START
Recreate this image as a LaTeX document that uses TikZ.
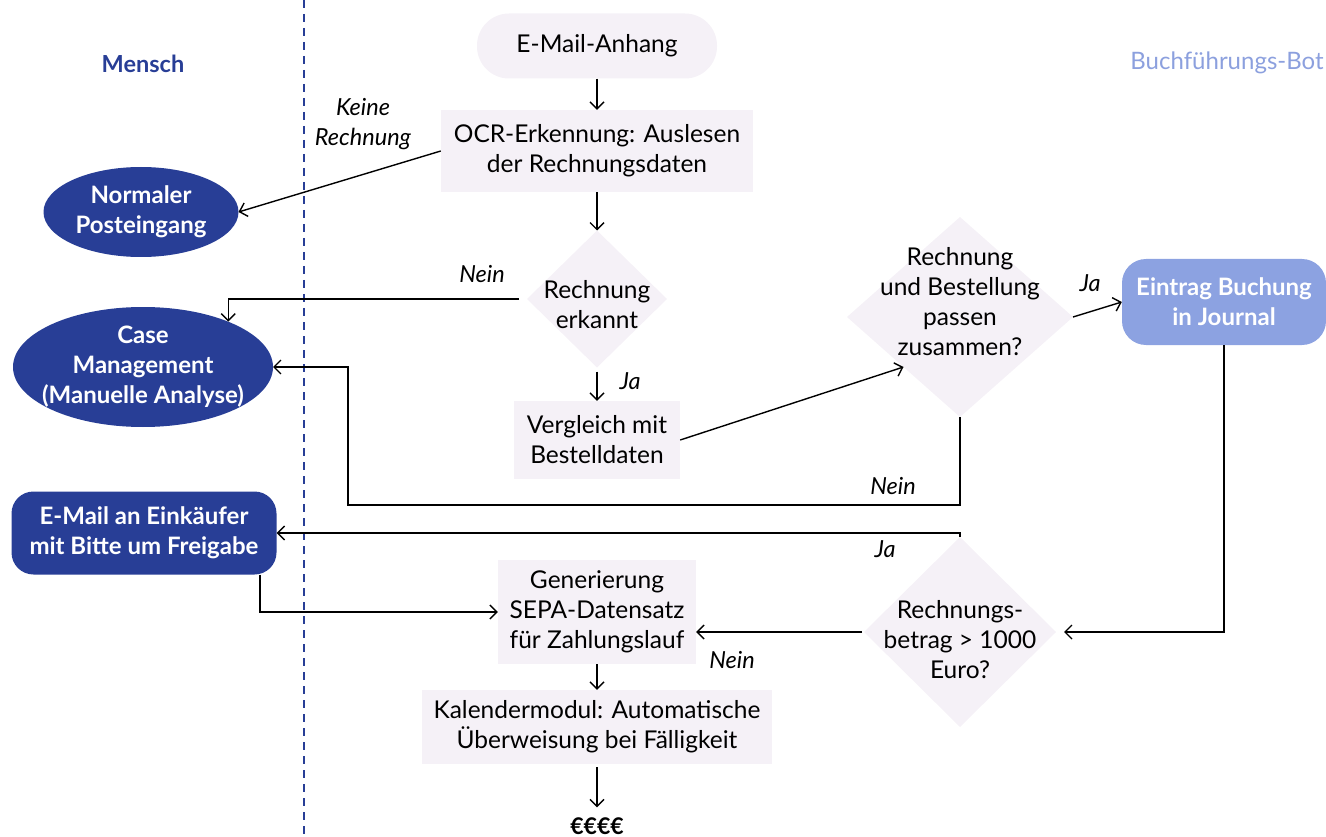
\documentclass[tikz,border=0pt]{standalone}
\usepackage{fontspec}
\setmainfont{Lato}
\usetikzlibrary{shapes.geometric,arrows.meta}
\definecolor{navy}{RGB}{40,62,150}
\definecolor{botblue}{RGB}{140,162,225}
\definecolor{botlabel}{RGB}{140,160,222}
\definecolor{pale}{RGB}{245,241,247}
\tikzset{
  txt/.style={align=center,font=\fontsize{24.5}{30}\selectfont,text=black,inner sep=0pt},
  lbl/.style={font=\fontsize{23.5}{30}\selectfont\itshape,text=black,inner sep=0pt,align=center},
  wtxt/.style={align=center,font=\fontsize{24}{30}\selectfont\bfseries,text=white,inner sep=0pt},
  pbox/.style={fill=pale,draw=none},
  pdia/.style={diamond,fill=pale,draw=none,inner sep=0pt,outer sep=0pt},
  nell/.style={ellipse,fill=navy,draw=none,inner sep=0pt,outer sep=0pt},
  arr/.style={line width=1.4pt,-{Straight Barb[length=7pt,width=14pt,line width=1.4pt]}},
  ln/.style={line width=1.4pt}
}
\begin{document}
\begin{tikzpicture}[x=1pt,y=-1pt]
\useasboundingbox (0,0) rectangle (1326,837);
% swimlane divider
\draw[navy,line width=1.6pt,dash pattern=on 8pt off 6pt] (304,0) -- (304,837);
\node[font=\fontsize{23.5}{28}\selectfont\bfseries,text=navy] (mensch) at (143,64) {Mensch};
\node[font=\fontsize{24}{28}\selectfont,text=botlabel] (bot) at (1227,63) {Buchführungs-Bot};

% main column
\node[pbox,rounded corners=32pt,minimum width=240pt,minimum height=65pt] (anhang) at (597,46) {};
\node[txt] at (anhang) {E-Mail-Anhang};
\node[pbox,minimum width=312pt,minimum height=82pt] (ocr) at (597,151) {};
\node[txt] at (ocr) {OCR-Erkennung: Auslesen\\der Rechnungsdaten};
\node[pdia,minimum width=140pt,minimum height=137pt] (d1) at (597,299) {};
\node[txt] at (597,305) {Rechnung\\erkannt};
\node[pbox,minimum width=166pt,minimum height=78pt] (verg) at (597,440) {};
\node[txt] at (verg) {Vergleich mit\\Bestelldaten};
\node[pdia,minimum width=226pt,minimum height=200pt] (d2) at (960,317) {};
\node[txt] at (960,302) {Rechnung\\und Bestellung\\passen\\zusammen?};
\node[fill=botblue,rounded corners=24pt,minimum width=204pt,minimum height=86pt] (journal) at (1224,302) {};
\node[wtxt] at (journal) {Eintrag Buchung\\in Journal};
\node[pdia,minimum width=192pt,minimum height=190pt] (d3) at (960,632) {};
\node[txt] at (960,640) {Rechnungs-\\betrag > 1000\\Euro?};
\node[pbox,minimum width=198pt,minimum height=104pt] (gen) at (597,612) {};
\node[txt] at (gen) {Generierung\\SEPA-Datensatz\\für Zahlungslauf};
\node[pbox,minimum width=350pt,minimum height=74pt] (kal) at (597,727) {};
\node[txt] at (kal) {Kalendermodul: Automatische\\Überweisung bei Fälligkeit};
\node[font=\fontsize{23}{28}\selectfont\bfseries,inner sep=0pt] (euro) at (597,826) {€€€€};

% human column
\node[nell,minimum width=195pt,minimum height=90pt] (normal) at (141,212) {};
\node[wtxt] at (normal) {Normaler\\Posteingang};
\node[nell,minimum width=260pt,minimum height=120pt] (case) at (143,367) {};
\node[wtxt] at (case) {Case\\Management\\(Manuelle Analyse)};
\node[fill=navy,rounded corners=22pt,minimum width=265pt,minimum height=83pt] (email) at (144,533) {};
\node[wtxt] at (email) {E-Mail an Einkäufer\\mit Bitte um Freigabe};

% connectors
\draw[arr] (anhang.south) -- (ocr.north);
\draw[arr] (ocr.south) -- (d1.north);
\draw[arr] (ocr.west) -- (normal.east);
\node[lbl] (keine) at (363,124) {Keine\\Rechnung};
\draw[arr] ([xshift=-8pt]d1.west) -| (case.28);
\node[lbl] (nein1) at (482,274) {Nein};
\draw[arr] ([yshift=-4pt]d1.south) -- (verg.north);
\node[lbl] (ja1) at (630,381) {Ja};
\draw[arr] (verg.east) -- (d2.south west);
\draw[arr] (d2.east) -- (journal.west);
\node[lbl] (ja2) at (1090,283) {Ja};
\draw[arr] (d2.south) |- (348,505) |- (case.east);
\node[lbl] (nein2) at (893,486) {Nein};
\draw[arr] (journal.south) |- ([xshift=8pt]d3.east);
\draw[arr] (d3.north) |- (email.east);
\node[lbl] (ja3) at (885,549) {Ja};
\draw[arr] ([xshift=-2pt]d3.west) -- (d3.west -| gen.east);
\node[lbl] (nein3) at (732,660) {Nein};
\draw[arr] ([xshift=116pt]email.south) |- (gen.west);
\draw[arr] (gen.south) -- (kal.north);
\draw[arr] ([yshift=-3pt]kal.south) -- ([yshift=10pt]euro.north);
\end{tikzpicture}
\end{document}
END
> [EXERCISE REQUIREMENTS] Pictures are excluded: retype only the lines from the beginning of the listing above through the line with "(bot) at (1227,63)", both included.

> [WRITTEN RESPONSE]
Recreate this image as a LaTeX document that uses TikZ.
\documentclass[tikz,border=0pt]{standalone}
\usepackage{fontspec}
\setmainfont{Lato}
\usetikzlibrary{shapes.geometric,arrows.meta}
\definecolor{navy}{RGB}{40,62,150}
\definecolor{botblue}{RGB}{140,162,225}
\definecolor{botlabel}{RGB}{140,160,222}
\definecolor{pale}{RGB}{245,241,247}
\tikzset{
  txt/.style={align=center,font=\fontsize{24.5}{30}\selectfont,text=black,inner sep=0pt},
  lbl/.style={font=\fontsize{23.5}{30}\selectfont\itshape,text=black,inner sep=0pt,align=center},
  wtxt/.style={align=center,font=\fontsize{24}{30}\selectfont\bfseries,text=white,inner sep=0pt},
  pbox/.style={fill=pale,draw=none},
  pdia/.style={diamond,fill=pale,draw=none,inner sep=0pt,outer sep=0pt},
  nell/.style={ellipse,fill=navy,draw=none,inner sep=0pt,outer sep=0pt},
  arr/.style={line width=1.4pt,-{Straight Barb[length=7pt,width=14pt,line width=1.4pt]}},
  ln/.style={line width=1.4pt}
}
\begin{document}
\begin{tikzpicture}[x=1pt,y=-1pt]
\useasboundingbox (0,0) rectangle (1326,837);
% swimlane divider
\draw[navy,line width=1.6pt,dash pattern=on 8pt off 6pt] (304,0) -- (304,837);
\node[font=\fontsize{23.5}{28}\selectfont\bfseries,text=navy] (mensch) at (143,64) {Mensch};
\node[font=\fontsize{24}{28}\selectfont,text=botlabel] (bot) at (1227,63) {Buchführungs-Bot};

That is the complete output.